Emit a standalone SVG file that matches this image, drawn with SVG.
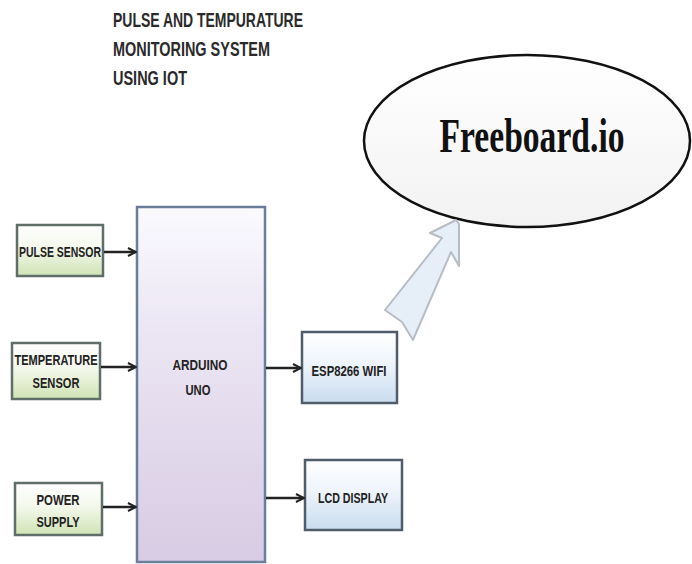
<svg xmlns="http://www.w3.org/2000/svg" width="692" height="564" viewBox="0 0 692 564">
<defs>
<linearGradient id="gGreen" x1="0" y1="0" x2="0" y2="1">
<stop offset="0" stop-color="#ffffff"/><stop offset="0.45" stop-color="#f4f8ec"/><stop offset="1" stop-color="#cfe3b4"/>
</linearGradient>
<linearGradient id="gBlue" x1="0" y1="0" x2="0" y2="1">
<stop offset="0" stop-color="#ffffff"/><stop offset="0.45" stop-color="#eef4fb"/><stop offset="1" stop-color="#c9dcef"/>
</linearGradient>
<linearGradient id="gLav" x1="0" y1="0" x2="0" y2="1">
<stop offset="0" stop-color="#fbfaff"/><stop offset="0.3" stop-color="#ede8f5"/><stop offset="1" stop-color="#d8cbe3"/>
</linearGradient>
<linearGradient id="gEll" x1="0" y1="0" x2="0" y2="1">
<stop offset="0" stop-color="#ffffff"/><stop offset="1" stop-color="#f2f2f2"/>
</linearGradient>
<marker id="ah" viewBox="0 0 10 10" refX="9" refY="5" markerWidth="4" markerHeight="4" orient="auto" markerUnits="strokeWidth">
<path d="M1,1 L9,5 L1,9" fill="none" stroke="#222" stroke-width="2"/>
</marker>
<style>
.title{font-family:"Liberation Sans",Arial,sans-serif;font-size:20px;fill:#2a2a2a;font-weight:bold}
.lbl{font-family:"Liberation Sans",Arial,sans-serif;font-size:15px;font-weight:bold;fill:#222;text-anchor:middle}
.g{fill:url(#gGreen);stroke:#5f6e68;stroke-width:2.5}
.b{fill:url(#gBlue);stroke:#4f5d6b;stroke-width:2.5}
.conn{stroke:#222;stroke-width:2.5;fill:none;marker-end:url(#ah)}
</style>
</defs>
<rect width="692" height="564" fill="#ffffff"/>
<g id="title">
<text class="title" x="113" y="27" textLength="190" lengthAdjust="spacingAndGlyphs">PULSE AND TEMPURATURE</text>
<text class="title" x="113" y="56" textLength="157" lengthAdjust="spacingAndGlyphs">MONITORING SYSTEM</text>
<text class="title" x="113" y="85" textLength="74" lengthAdjust="spacingAndGlyphs">USING IOT</text>
</g>
<g id="freeboard">
<ellipse cx="527" cy="141" rx="163" ry="86" fill="url(#gEll)" stroke="#111" stroke-width="2.5"/>
<text transform="translate(532,152) scale(0.7,1)" x="0" y="0" text-anchor="middle" font-family="Liberation Serif,'Times New Roman',serif" font-weight="bold" font-size="48" fill="#111">Freeboard.io</text>
</g>
<g id="pulse">
<rect class="g" x="17" y="225" width="86" height="51"/>
<text class="lbl" x="60" y="257" textLength="82" lengthAdjust="spacingAndGlyphs">PULSE SENSOR</text>
</g>
<g id="temperature">
<rect class="g" x="12" y="343" width="88" height="56"/>
<text class="lbl" x="56" y="365" textLength="83" lengthAdjust="spacingAndGlyphs">TEMPERATURE</text>
<text class="lbl" x="56" y="388" textLength="47" lengthAdjust="spacingAndGlyphs">SENSOR</text>
</g>
<g id="power">
<rect class="g" x="15" y="483" width="87" height="52"/>
<text class="lbl" x="58" y="505" textLength="43" lengthAdjust="spacingAndGlyphs">POWER</text>
<text class="lbl" x="58" y="527" textLength="43" lengthAdjust="spacingAndGlyphs">SUPPLY</text>
</g>
<g id="arduino">
<rect x="137" y="207" width="128" height="355" fill="url(#gLav)" stroke="#6a7d9a" stroke-width="2.5"/>
<text class="lbl" x="200" y="370" textLength="55" lengthAdjust="spacingAndGlyphs">ARDUINO</text>
<text class="lbl" x="198" y="395" textLength="25" lengthAdjust="spacingAndGlyphs">UNO</text>
</g>
<g id="esp">
<rect class="b" x="302" y="332" width="95" height="71"/>
<text class="lbl" x="349" y="376" textLength="75" lengthAdjust="spacingAndGlyphs">ESP8266 WIFI</text>
</g>
<g id="lcd">
<rect class="b" x="305" y="460" width="97" height="70"/>
<text class="lbl" x="353" y="503" textLength="70" lengthAdjust="spacingAndGlyphs">LCD DISPLAY</text>
</g>
<g id="connectors">
<line class="conn" x1="104" y1="252" x2="136" y2="252"/>
<line class="conn" x1="101" y1="367" x2="136" y2="367"/>
<line class="conn" x1="103" y1="507" x2="136" y2="507"/>
<line class="conn" x1="266" y1="368" x2="301" y2="368"/>
<line class="conn" x1="266" y1="498" x2="304" y2="498"/>
<path d="M456,220 L430,233 L442,238 L385,310 L402,322 L413,340 L451,252 L459,266 L459,224 Z" fill="#e6eef8" stroke="#b8bcc4" stroke-width="2" stroke-linejoin="round"/>
</g>
</svg>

*-*-*

**Problem to work on**
Please write out all of the material above without changing a word, and omit any pictures.

**Exercise answer**
Emit a standalone SVG file that matches this image, drawn with SVG.
<svg xmlns="http://www.w3.org/2000/svg" width="692" height="564" viewBox="0 0 692 564">
<defs>
<linearGradient id="gGreen" x1="0" y1="0" x2="0" y2="1">
<stop offset="0" stop-color="#ffffff"/><stop offset="0.45" stop-color="#f4f8ec"/><stop offset="1" stop-color="#cfe3b4"/>
</linearGradient>
<linearGradient id="gBlue" x1="0" y1="0" x2="0" y2="1">
<stop offset="0" stop-color="#ffffff"/><stop offset="0.45" stop-color="#eef4fb"/><stop offset="1" stop-color="#c9dcef"/>
</linearGradient>
<linearGradient id="gLav" x1="0" y1="0" x2="0" y2="1">
<stop offset="0" stop-color="#fbfaff"/><stop offset="0.3" stop-color="#ede8f5"/><stop offset="1" stop-color="#d8cbe3"/>
</linearGradient>
<linearGradient id="gEll" x1="0" y1="0" x2="0" y2="1">
<stop offset="0" stop-color="#ffffff"/><stop offset="1" stop-color="#f2f2f2"/>
</linearGradient>
<marker id="ah" viewBox="0 0 10 10" refX="9" refY="5" markerWidth="4" markerHeight="4" orient="auto" markerUnits="strokeWidth">
<path d="M1,1 L9,5 L1,9" fill="none" stroke="#222" stroke-width="2"/>
</marker>
<style>
.title{font-family:"Liberation Sans",Arial,sans-serif;font-size:20px;fill:#2a2a2a;font-weight:bold}
.lbl{font-family:"Liberation Sans",Arial,sans-serif;font-size:15px;font-weight:bold;fill:#222;text-anchor:middle}
.g{fill:url(#gGreen);stroke:#5f6e68;stroke-width:2.5}
.b{fill:url(#gBlue);stroke:#4f5d6b;stroke-width:2.5}
.conn{stroke:#222;stroke-width:2.5;fill:none;marker-end:url(#ah)}
</style>
</defs>
<rect width="692" height="564" fill="#ffffff"/>
<g id="title">
<text class="title" x="113" y="27" textLength="190" lengthAdjust="spacingAndGlyphs">PULSE AND TEMPURATURE</text>
<text class="title" x="113" y="56" textLength="157" lengthAdjust="spacingAndGlyphs">MONITORING SYSTEM</text>
<text class="title" x="113" y="85" textLength="74" lengthAdjust="spacingAndGlyphs">USING IOT</text>
</g>
<g id="freeboard">
<ellipse cx="527" cy="141" rx="163" ry="86" fill="url(#gEll)" stroke="#111" stroke-width="2.5"/>
<text transform="translate(532,152) scale(0.7,1)" x="0" y="0" text-anchor="middle" font-family="Liberation Serif,'Times New Roman',serif" font-weight="bold" font-size="48" fill="#111">Freeboard.io</text>
</g>
<g id="pulse">
<rect class="g" x="17" y="225" width="86" height="51"/>
<text class="lbl" x="60" y="257" textLength="82" lengthAdjust="spacingAndGlyphs">PULSE SENSOR</text>
</g>
<g id="temperature">
<rect class="g" x="12" y="343" width="88" height="56"/>
<text class="lbl" x="56" y="365" textLength="83" lengthAdjust="spacingAndGlyphs">TEMPERATURE</text>
<text class="lbl" x="56" y="388" textLength="47" lengthAdjust="spacingAndGlyphs">SENSOR</text>
</g>
<g id="power">
<rect class="g" x="15" y="483" width="87" height="52"/>
<text class="lbl" x="58" y="505" textLength="43" lengthAdjust="spacingAndGlyphs">POWER</text>
<text class="lbl" x="58" y="527" textLength="43" lengthAdjust="spacingAndGlyphs">SUPPLY</text>
</g>
<g id="arduino">
<rect x="137" y="207" width="128" height="355" fill="url(#gLav)" stroke="#6a7d9a" stroke-width="2.5"/>
<text class="lbl" x="200" y="370" textLength="55" lengthAdjust="spacingAndGlyphs">ARDUINO</text>
<text class="lbl" x="198" y="395" textLength="25" lengthAdjust="spacingAndGlyphs">UNO</text>
</g>
<g id="esp">
<rect class="b" x="302" y="332" width="95" height="71"/>
<text class="lbl" x="349" y="376" textLength="75" lengthAdjust="spacingAndGlyphs">ESP8266 WIFI</text>
</g>
<g id="lcd">
<rect class="b" x="305" y="460" width="97" height="70"/>
<text class="lbl" x="353" y="503" textLength="70" lengthAdjust="spacingAndGlyphs">LCD DISPLAY</text>
</g>
<g id="connectors">
<line class="conn" x1="104" y1="252" x2="136" y2="252"/>
<line class="conn" x1="101" y1="367" x2="136" y2="367"/>
<line class="conn" x1="103" y1="507" x2="136" y2="507"/>
<line class="conn" x1="266" y1="368" x2="301" y2="368"/>
<line class="conn" x1="266" y1="498" x2="304" y2="498"/>
<path d="M456,220 L430,233 L442,238 L385,310 L402,322 L413,340 L451,252 L459,266 L459,224 Z" fill="#e6eef8" stroke="#b8bcc4" stroke-width="2" stroke-linejoin="round"/>
</g>
</svg>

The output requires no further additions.